Seminars & Colloquia

Westley Weimer

University of Virginia

"Automatic Program Repair and Improvement"

Friday April 11, 2014 10:00 AM
Location: 2201, EB III (EB3) NCSU Centennial Campus
(Visitor parking instructions)

 

Abstract:

(You may find this talk of interest if you enjoy programs that fix themselves, human studies with over 5,000 participants, links to computer graphics, or formal methods.)

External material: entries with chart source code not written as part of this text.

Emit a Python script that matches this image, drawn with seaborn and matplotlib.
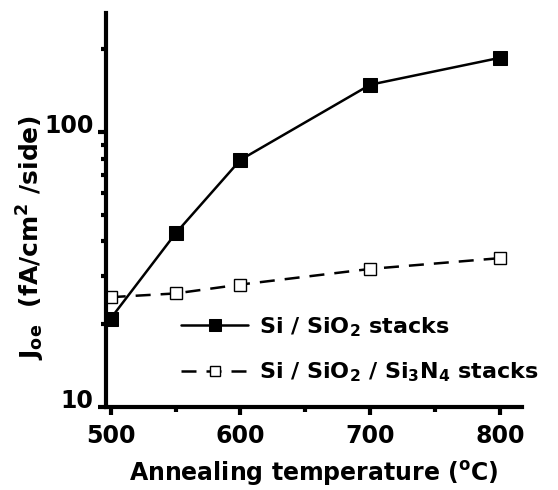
import numpy as np
import pandas as pd
import matplotlib
matplotlib.use("Agg")
import matplotlib.pyplot as plt
import matplotlib.transforms as mtrans
import seaborn as sns
from matplotlib.ticker import LogLocator, NullFormatter, FixedLocator, FixedFormatter

temps = [500, 550, 600, 700, 800]
sio2 = [21, 42.8, 79.2, 148.5, 186]
sio2_sin = [25.1, 25.9, 27.9, 31.8, 34.8]

lab_sio2 = r"Si / SiO$_2$ stacks"
lab_sin = r"Si / SiO$_2$ / Si$_3$N$_4$ stacks"

sns.set_style("ticks")
plt.rcParams["font.family"] = ["DejaVu Sans"]
plt.rcParams["font.weight"] = "bold"
plt.rcParams["text.color"] = "black"
plt.rcParams["axes.labelcolor"] = "black"
plt.rcParams["xtick.color"] = "black"
plt.rcParams["ytick.color"] = "black"
plt.rcParams["axes.edgecolor"] = "black"
plt.rcParams["mathtext.fontset"] = "custom"
plt.rcParams["mathtext.rm"] = "DejaVu Sans:bold"
plt.rcParams["mathtext.it"] = "DejaVu Sans:bold"
plt.rcParams["mathtext.default"] = "rm"

df = pd.DataFrame({"T": temps, "a": sio2, "b": sio2_sin})

fig = plt.figure(figsize=(5.58, 4.90), dpi=100)
ax = fig.add_axes([0.190, 0.169, 0.745, 0.804])

sns.lineplot(data=df, x="T", y="a", ax=ax, color="black", lw=1.8, marker="s",
             markersize=9.5, markerfacecolor="black", markeredgecolor="black",
             label=lab_sio2)
sns.lineplot(data=df, x="T", y="b", ax=ax, color="black", lw=1.8, linestyle="--",
             marker="s", markersize=8.5, markerfacecolor="white",
             markeredgecolor="black", markeredgewidth=1.0, label=lab_sin)
ax.lines[1].set_dashes((6, 4))

ax.set_yscale("log")
ax.set_ylim(10, 270)
ax.set_xlim(496.4, 816.7)

ax.xaxis.set_major_locator(FixedLocator([500, 600, 700, 800]))
ax.xaxis.set_minor_locator(FixedLocator([550, 650, 750]))
ax.yaxis.set_major_locator(FixedLocator([10, 100]))
ax.yaxis.set_major_formatter(FixedFormatter(["10", "100"]))
ax.yaxis.set_minor_locator(LogLocator(base=10, subs=np.arange(2, 10)))
ax.yaxis.set_minor_formatter(NullFormatter())

for s in ["top", "right"]:
    ax.spines[s].set_visible(False)
for s in ["left", "bottom"]:
    ax.spines[s].set_linewidth(3)

ax.tick_params(which="major", direction="out", length=6, width=3, labelsize=17)
ax.tick_params(axis="x", which="major", pad=6)
ax.tick_params(axis="y", which="major", pad=3)
ax.tick_params(which="minor", direction="out", length=3.5, width=3)
up = mtrans.ScaledTranslation(0, 6 / 72, fig.dpi_scale_trans)
for t in ax.get_yticklabels():
    t.set_transform(t.get_transform() + up)
for t in ax.get_xticklabels() + ax.get_yticklabels():
    t.set_fontweight("bold")

ax.set_xlabel(r"Annealing temperature ($^{\mathregular{o}}$C)", fontsize=17,
              fontweight="bold", labelpad=8)
ax.set_ylabel(r"J$_{\mathregular{oe}}$  (fA/cm$^{\mathregular{2}}$ /side)", fontsize=18,
              fontweight="bold")
ax.yaxis.set_label_coords(-0.142, 0.43)

ax.legend(loc="upper left", bbox_to_anchor=(0.325, 0.357), bbox_transform=fig.transFigure,
          frameon=False, fontsize=16, handlelength=3.0, handletextpad=0.5,
          labelspacing=1.0, borderpad=0, borderaxespad=0, markerscale=0.85)

fig.savefig("out.png", dpi=100)
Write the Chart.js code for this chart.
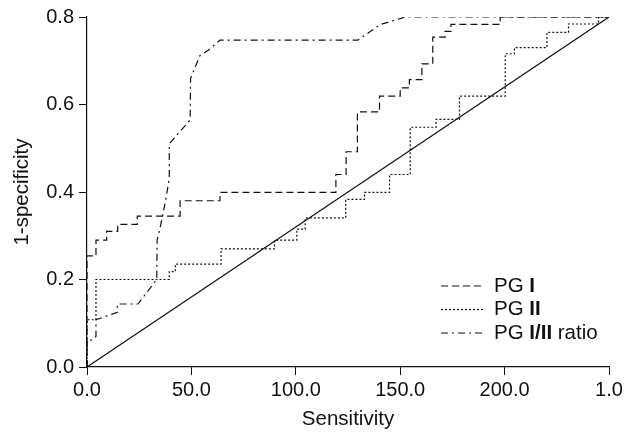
<!DOCTYPE html>
<html>
<head>
<meta charset="utf-8">
<script src="https://cdn.jsdelivr.net/npm/chart.js@4"></script>
<style>
  html, body { margin: 0; padding: 0; background: #fff; }
  #wrap { width: 638px; height: 437px; }
</style>
</head>
<body>
<div id="wrap"><canvas id="roc" width="638" height="437"></canvas></div>
<script>
// tick labels as printed on the original figure
const xTickLabels = ['0.0', '50.0', '100.0', '150.0', '200.0', '1.0'];

// PG I (step points, curve steps up at each x)
const pg1X = [0, 0, 4.3, 9.4, 14.7, 24.1, 44.6, 63.7, 119.2, 124.1, 129.5, 140.1, 150.0, 154.4, 160.4, 165.6, 171.5, 174.3, 197.9, 250];
const pg1Y = [0, 0.254, 0.29, 0.31, 0.326, 0.345, 0.38, 0.399, 0.44, 0.492, 0.583, 0.619, 0.638, 0.657, 0.693, 0.754, 0.767, 0.783, 0.8, 0.8];

// PG II
const pg2X = [0, 0, 4.3, 39.4, 42.3, 64.2, 89.8, 100.5, 104.5, 123.9, 132.9, 144.9, 154.8, 167.2, 178.4, 200.3, 204.7, 220.3, 230.6, 245, 250];
const pg2Y = [0, 0.108, 0.2, 0.218, 0.235, 0.27, 0.29, 0.315, 0.341, 0.383, 0.399, 0.44, 0.548, 0.566, 0.619, 0.716, 0.73, 0.765, 0.784, 0.8, 0.8];

// PG I/II ratio (has sloped parts, drawn point to point)
const ratioX = [0, 0, 4.3, 4.3, 14.5, 14.5, 24.4, 33.4, 33.6, 35.0, 37.4, 39.4, 39.4, 49.4, 49.6, 54.1, 58.1, 63.7, 129.7, 140.5, 150.5, 152, 250];
const ratioY = [0, 0.055, 0.07, 0.108, 0.125, 0.144, 0.144, 0.2, 0.29, 0.318, 0.375, 0.43, 0.51, 0.565, 0.66, 0.712, 0.724, 0.747, 0.747, 0.783, 0.797, 0.8, 0.8];

// reference diagonal
const diagX = [0, 250];
const diagY = [0, 0.8];

const FONT = '"Liberation Sans", Arial, Helvetica, sans-serif';
const INK = '#111';

function pts(xs, ys) {
    return xs.map((x, i) => ({ x: x, y: ys[i] }));
}

// 'before' = go across first, then up (ROC staircase)
const series = [
    { label: 'PG I', x: pg1X, y: pg1Y, dash: [7, 4], stepped: 'before' },
    { label: 'PG II', x: pg2X, y: pg2Y, dash: [2, 2], stepped: 'before' },
    { label: 'PG I/II ratio', x: ratioX, y: ratioY, dash: [7, 4, 2, 4], stepped: false }
];

// legend text pieces: [text, bold?]
const legendParts = [
    [['PG ', false], ['I', true]],
    [['PG ', false], ['II', true]],
    [['PG ', false], ['I/II', true], [' ratio', false]]
];

const datasets = series.map(s => ({
    label: s.label,
    data: pts(s.x, s.y),
    showLine: true,
    stepped: s.stepped,
    borderColor: INK,
    borderWidth: 1.2,
    borderDash: s.dash,
    pointRadius: 0,
    fill: false
}));
datasets.push({
    label: 'diagonal',
    data: pts(diagX, diagY),
    showLine: true,
    borderColor: INK,
    borderWidth: 1.2,
    pointRadius: 0,
    fill: false
});

// small legend drawn by hand so the roman numerals can be bold
const rocLegend = {
    id: 'rocLegend',
    afterDatasetsDraw(chart) {
        const ctx = chart.ctx;
        const x0 = 441, x1 = 483, tx = 494;
        const rows = [286, 309.5, 333];
        ctx.save();
        ctx.textBaseline = 'middle';
        ctx.fillStyle = INK;
        series.forEach((s, i) => {
            const y = rows[i];
            ctx.beginPath();
            ctx.setLineDash(s.dash);
            ctx.lineWidth = 1.2;
            ctx.strokeStyle = INK;
            ctx.moveTo(x0, y);
            ctx.lineTo(x1, y);
            ctx.stroke();
            ctx.setLineDash([]);
            let x = tx;
            legendParts[i].forEach(p => {
                ctx.font = (p[1] ? 'bold ' : '') + '20.5px ' + FONT;
                ctx.fillText(p[0], x, y);
                x += ctx.measureText(p[0]).width;
            });
        });
        ctx.restore();
    }
};

new Chart(document.getElementById('roc'), {
    type: 'scatter',
    data: { datasets: datasets },
    plugins: [rocLegend],
    options: {
        responsive: false,
        animation: false,
        layout: { padding: { top: 15, right: 29, left: 0, bottom: 0 } },
        plugins: {
            legend: { display: false },
            tooltip: { enabled: false }
        },
        scales: {
            x: {
                type: 'linear',
                min: 0,
                max: 250,
                afterFit: s => { s.height = 70; },
                ticks: {
                    stepSize: 50,
                    maxRotation: 0,
                    padding: 3,
                    color: INK,
                    font: { family: FONT, size: 20 },
                    callback: v => xTickLabels[Math.round(v / 50)]
                },
                grid: { drawOnChartArea: false, drawTicks: true, tickLength: 8, color: INK },
                border: { display: true, color: INK, width: 1.2 },
                title: {
                    display: true,
                    text: 'Sensitivity',
                    color: INK,
                    font: { family: FONT, size: 20.5 },
                    padding: { top: 0, bottom: 5 }
                }
            },
            y: {
                min: 0,
                max: 0.8,
                afterFit: s => { s.width = 87; },
                ticks: {
                    stepSize: 0.2,
                    padding: 5,
                    color: INK,
                    font: { family: FONT, size: 20 },
                    callback: v => Number(v).toFixed(1)
                },
                grid: { drawOnChartArea: false, drawTicks: true, tickLength: 8, color: INK },
                border: { display: true, color: INK, width: 1.2 },
                title: {
                    display: true,
                    text: '1-specificity',
                    color: INK,
                    font: { family: FONT, size: 20.5 },
                    padding: { top: 10, bottom: 0 }
                }
            }
        }
    }
});
</script>
</body>
</html>
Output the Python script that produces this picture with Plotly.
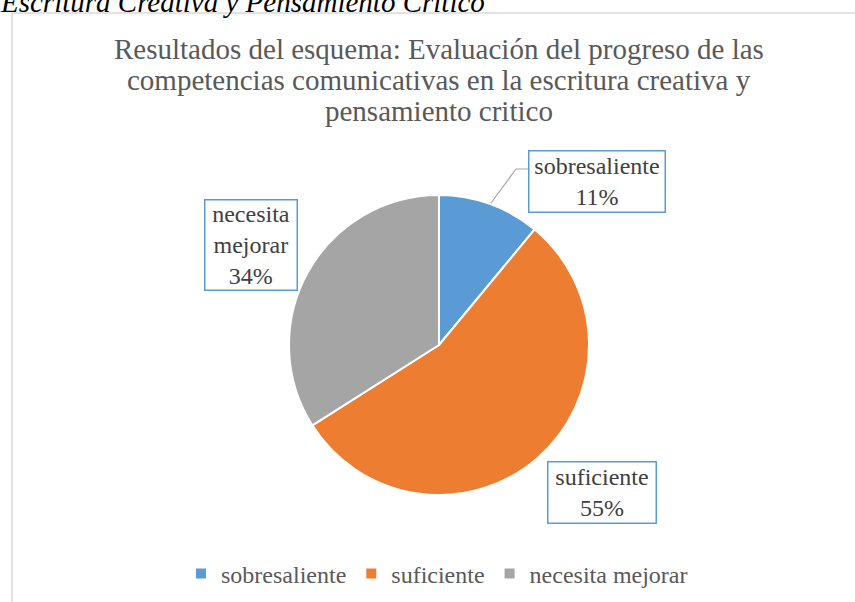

There are more bugs in real-world programs than human programmers can realistically address. Automatic program repair has been a longstanding goal in software engineering, yet debugging remains a largely manual process. We summarize recent research results in specification mining, automated program repair, software maintainability, and automated program improvement. Focusing on program repair, we report the results of a large-scale, systematic study of high-priority defects from programs involving over 5 million lines of code and over 10,000 test cases. We find that our technique can repair over half of 105 bugs for a few dollars each. In a human study we find that our patches are more maintainable than human-written patches (in terms of both time and accuracy). In addition, our technique has been used to synthesize state-of-the-art shaders and BRDFs for graphics programs. We consider these results to be strongly human-competitive and hope that they will spur interest in similar techniques.

 

Short Bio:

Westley Weimer is an associate professor at the University of Virginia. He received his PhD from the University of California at Berkeley. His research interests include reducing the costs associated with software development (particularly through automated program repair) as well as program analysis, formal verification, and human studies. He is a senior member of the Association for Computing Machinery and his work has led to seven distinguished paper awards and over six thousand citations.